Starting at the first line of the data, print each line verbatim up to and including the line bearing "(#1) at (1183,#2)", omitting pictures.

## [DATA SEGMENT]
+++++
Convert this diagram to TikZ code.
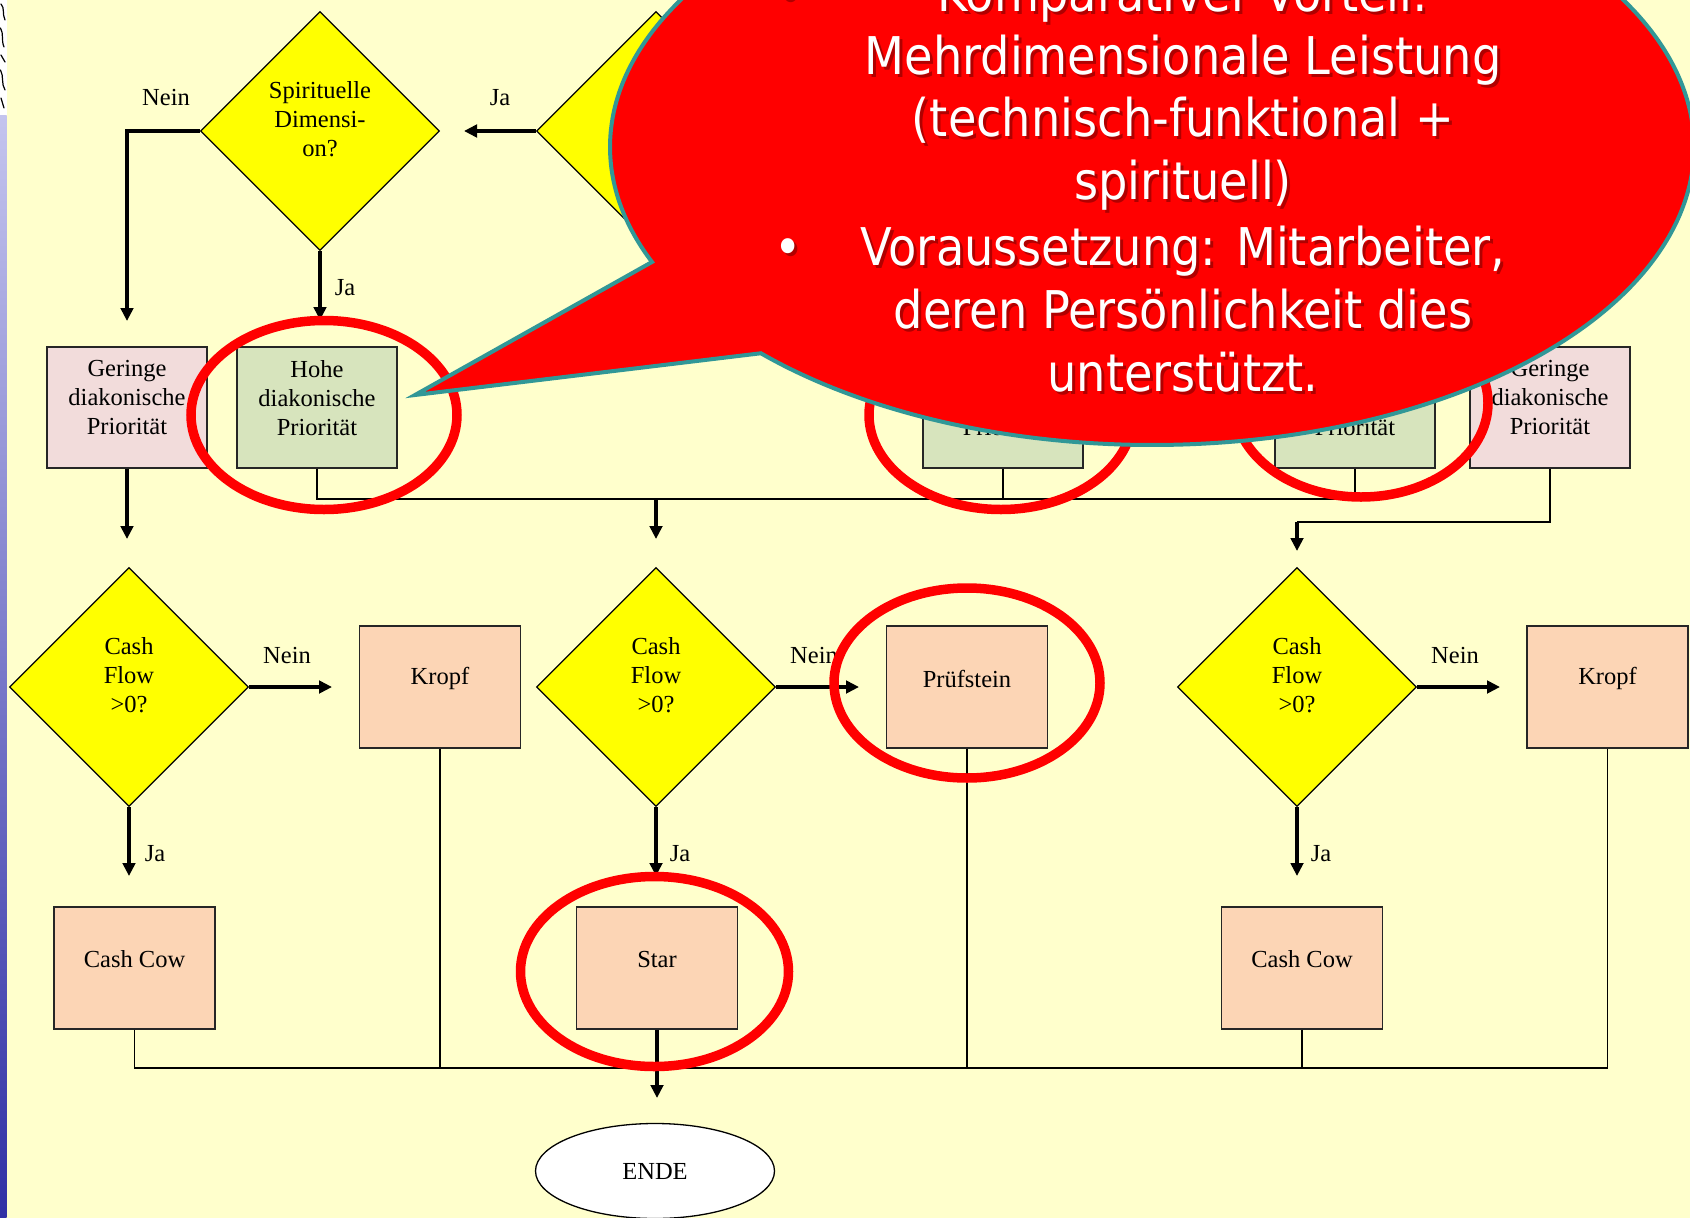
\documentclass[tikz,border=0pt]{standalone}
\usepackage{fontspec}
\setmainfont{Liberation Serif}
\newfontfamily\bubblefont[FakeStretch=0.89]{DejaVu Sans}
\usetikzlibrary{shapes.geometric,arrows.meta}

\definecolor{bgyellow}{RGB}{255,255,204}
\definecolor{decyellow}{RGB}{255,255,0}
\definecolor{lowpink}{RGB}{242,220,219}
\definecolor{highgreen}{RGB}{215,228,189}
\definecolor{peach}{RGB}{252,213,181}
\definecolor{ringred}{RGB}{255,0,0}
\definecolor{bubblered}{RGB}{255,0,0}
\definecolor{bubbleedge}{RGB}{49,151,151}
\definecolor{shadowred}{RGB}{150,0,0}
\definecolor{striptop}{RGB}{196,196,238}
\definecolor{stripbottom}{RGB}{48,48,165}

% one line of the callout text: shadow first, then the white text
\newcommand{\bubbleline}[3]{%
  \node[bubbleshadow] (#1s) at (1186,#2+3) {#3};
  \node[bubbletext] (#1) at (1183,#2) {#3};}

\begin{document}
\begin{tikzpicture}[x=1pt,y=-1pt,
  decnode/.style={diamond, aspect=1, draw=black, line width=1.3pt,
    fill=decyellow, minimum width=239pt, minimum height=239pt, inner sep=0pt},
  boxnode/.style={rectangle, draw=black!85, line width=1.3pt,
    minimum width=160pt, minimum height=121pt, inner sep=0pt},
  lowbox/.style={boxnode, fill=lowpink},
  highbox/.style={boxnode, fill=highgreen},
  resultbox/.style={boxnode, fill=peach, minimum width=161pt, minimum height=122pt},
  endnode/.style={ellipse, draw=black, line width=1.3pt, fill=white,
    minimum width=239pt, minimum height=95pt, inner sep=0pt},
  chartfont/.style={font=\fontsize{24.5pt}{29pt}\selectfont},
  intext/.style={chartfont, align=center, inner sep=0pt},
  branchlbl/.style={chartfont, inner sep=0pt},
  flowarrow/.style={line width=3.2pt, -{Triangle[length=13pt,width=12.5pt]}},
  joinline/.style={line width=1.4pt},
  focusring/.style={draw=ringred, line width=9.5pt},
  bubbletext/.style={font=\bubblefont\fontsize{52pt}{62pt}\selectfont,
    text=white, anchor=base, inner sep=0pt},
  bubbleshadow/.style={bubbletext, text=shadowred, opacity=0.75},
]
\useasboundingbox (0,0) rectangle (1690,1218);
\fill[bgyellow] (0,0) rectangle (1690,1218);

\begin{scope}
\clip (0,0) rectangle (1690,1218);

% left edge strip with the cropped logo on top
\shade[top color=striptop, bottom color=stripbottom] (0,115) rectangle (6.5,1218);
\fill[white] (0,0) rectangle (6.5,115);
\draw[black, line width=1.2pt, line cap=round]
  (1,4) .. controls (5,8) and (2,14) .. (5,20)
  (0.5,28) .. controls (4,34) and (1,40) .. (4,47)
  (1,55) -- (5,62) (0.5,70) .. controls (4,76) and (1,84) .. (5,90)
  (1,98) -- (4,108);

% ---------- decisions and boxes ----------
\node[decnode] (d1) at (320,131) {};
\node[intext] (d1t) at ([yshift=12pt]d1.center) {Spirituelle\\Dimensi-\\on?};
\node[decnode] (d0) at (656,131) {};

\node[lowbox] (g1) at (127,407.5) {};
\node[intext] (g1t) at ([yshift=9.5pt]g1.center) {Geringe\\diakonische\\Priorität};
\node[highbox] (h1) at (317,407.5) {};
\node[intext] (h1t) at ([yshift=9.5pt]h1.center) {Hohe\\diakonische\\Priorität};
\node[highbox] (h2) at (1003,407.5) {};
\node[intext] (h2t) at ([yshift=9.5pt]h2.center) {Hohe\\diakonische\\Priorität};
\node[highbox] (h3) at (1355,407.5) {};
\node[intext] (h3t) at ([yshift=9.5pt]h3.center) {Hohe\\diakonische\\Priorität};
\node[lowbox] (g2) at (1550,407.5) {};
\node[intext] (g2t) at ([yshift=9.5pt]g2.center) {Geringe\\diakonische\\Priorität};

\node[decnode] (cf1) at (129,687) {};
\node[intext] (cf1t) at ([yshift=11.5pt]cf1.center) {Cash\\Flow\\>0?};
\node[decnode] (cf2) at (656,687) {};
\node[intext] (cf2t) at ([yshift=11.5pt]cf2.center) {Cash\\Flow\\>0?};
\node[decnode] (cf3) at (1297,687) {};
\node[intext] (cf3t) at ([yshift=11.5pt]cf3.center) {Cash\\Flow\\>0?};

\node[resultbox] (k1) at (440,687) {};
\node[intext] (k1t) at ([yshift=8.5pt]k1.center) {Kropf};
\node[resultbox] (p1) at (967,687) {};
\node[intext] (p1t) at ([yshift=8.5pt]p1.center) {Prüfstein};
\node[resultbox] (k2) at (1607.5,687) {};
\node[intext] (k2t) at ([yshift=8.5pt]k2.center) {Kropf};

\node[resultbox] (cc1) at (134.5,968) {};
\node[intext] (cc1t) at ([yshift=9pt]cc1.center) {Cash Cow};
\node[resultbox] (st) at (657,968) {};
\node[intext] (stt) at ([yshift=9pt]st.center) {Star};
\node[resultbox] (cc2) at (1302,968) {};
\node[intext] (cc2t) at ([yshift=9pt]cc2.center) {Cash Cow};

\node[endnode] (ende) at (655,1171) {};
\node[intext] (endet) at (ende.center) {ENDE};

% ---------- connectors ----------
\coordinate (d1no) at (127,321);
\coordinate (d1yes) at (0,320);
\coordinate (d0yes) at (464,131);
\draw[flowarrow] (d1.west) -- (d1.west -| d1no) -- (d1no);
\draw[flowarrow] (d1.south) -- (d1.south |- d1yes);
\draw[flowarrow] (d0.west) -- (d0yes);

\coordinate (rowtwo) at (0,539);
\coordinate (busA) at (0,499);
\coordinate (mergetop) at (656,499);
\coordinate (busB) at (0,522);
\coordinate (cf3in) at (1297,551);
\draw[flowarrow] (g1.south) -- (g1.south |- rowtwo);
\draw[joinline] (h1.south) -- (h1.south |- busA) -- (h3.south |- busA) -- (h3.south);
\draw[joinline] (h2.south) -- (h2.south |- busA);
\draw[flowarrow] (mergetop) -- (mergetop |- rowtwo);
\draw[joinline] (g2.south) -- (g2.south |- busB) -- (cf3in |- busB);
\draw[flowarrow] (cf3in |- busB) -- (cf3in);

\coordinate (cf1no) at (332,687);
\coordinate (cf2no) at (859,687);
\coordinate (cf3no) at (1500,687);
\draw[flowarrow] (cf1.east) -- (cf1no);
\draw[flowarrow] (cf2.east) -- (cf2no);
\draw[flowarrow] (cf3.east) -- (cf3no);

\coordinate (jatip) at (0,876);
\draw[flowarrow] (cf1.south) -- (cf1.south |- jatip);
\draw[flowarrow] (cf2.south) -- (cf2.south |- jatip);
\draw[flowarrow] (cf3.south) -- (cf3.south |- jatip);

\coordinate (busC) at (0,1068);
\coordinate (endtip) at (0,1098);
\draw[joinline] (cc1.south) -- (cc1.south |- busC) -- (k2.south |- busC) -- (k2.south);
\draw[joinline] (k1.south) -- (k1.south |- busC);
\draw[joinline] (p1.south) -- (p1.south |- busC);
\draw[joinline] (cc2.south) -- (cc2.south |- busC);
\draw[flowarrow] (st.south) -- (st.south |- endtip);

% ---------- branch labels ----------
\node[branchlbl] (l1) at (166,98) {Nein};
\node[branchlbl] (l2) at (500,98) {Ja};
\node[branchlbl] (l3) at (345,288) {Ja};
\node[branchlbl] (l4) at (287,656) {Nein};
\node[branchlbl] (l5) at (814,656) {Nein};
\node[branchlbl] (l6) at (1455,656) {Nein};
\node[branchlbl] (l7) at (155,854) {Ja};
\node[branchlbl] (l8) at (680,854) {Ja};
\node[branchlbl] (l9) at (1321,854) {Ja};

% ---------- highlight rings ----------
\draw[focusring] (324,415) ellipse [x radius=133pt, y radius=94.5pt];
\draw[focusring] (1001,415) ellipse [x radius=132pt, y radius=94.5pt];
\draw[focusring] (1361,403) ellipse [x radius=127pt, y radius=94pt];
\draw[focusring] (967,683) ellipse [x radius=133pt, y radius=95pt];
\draw[focusring] (654.5,971.5) ellipse [x radius=134pt, y radius=95pt];

% ---------- callout ----------
\coordinate (tailtip) at (415,395);
\filldraw[fill=bubblered, draw=bubbleedge, line width=4pt, line join=miter, miter limit=25]
  (tailtip) -- plot[domain=157.3:496.2, samples=400, variable=\t]
  ({1152+542*cos(\t)},{147+298*sin(\t)}) -- cycle;

\bubbleline{b1}{11.7}{Komparativer Vorteil:}
\bubbleline{b2}{74}{Mehrdimensionale Leistung}
\bubbleline{b3}{136}{(technisch-funktional +}
\bubbleline{b4}{199}{spirituell)}
\bubbleline{b5}{265}{Voraussetzung: Mitarbeiter,}
\bubbleline{b6}{328}{deren Persönlichkeit dies}
\bubbleline{b7}{391}{unterstützt.}
\node[bubbleshadow] (bullet1s) at (791,11.7+3) {•};
\node[bubbletext] (bullet1) at (788,11.7) {•};
\node[bubbleshadow] (bullet2s) at (791,268) {•};
\node[bubbletext] (bullet2) at (788,265) {•};
\end{scope}
\end{tikzpicture}
\end{document}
+++++
## [EXERCISE ANSWER]
Convert this diagram to TikZ code.
\documentclass[tikz,border=0pt]{standalone}
\usepackage{fontspec}
\setmainfont{Liberation Serif}
\newfontfamily\bubblefont[FakeStretch=0.89]{DejaVu Sans}
\usetikzlibrary{shapes.geometric,arrows.meta}

\definecolor{bgyellow}{RGB}{255,255,204}
\definecolor{decyellow}{RGB}{255,255,0}
\definecolor{lowpink}{RGB}{242,220,219}
\definecolor{highgreen}{RGB}{215,228,189}
\definecolor{peach}{RGB}{252,213,181}
\definecolor{ringred}{RGB}{255,0,0}
\definecolor{bubblered}{RGB}{255,0,0}
\definecolor{bubbleedge}{RGB}{49,151,151}
\definecolor{shadowred}{RGB}{150,0,0}
\definecolor{striptop}{RGB}{196,196,238}
\definecolor{stripbottom}{RGB}{48,48,165}

% one line of the callout text: shadow first, then the white text
\newcommand{\bubbleline}[3]{%
  \node[bubbleshadow] (#1s) at (1186,#2+3) {#3};
  \node[bubbletext] (#1) at (1183,#2) {#3};}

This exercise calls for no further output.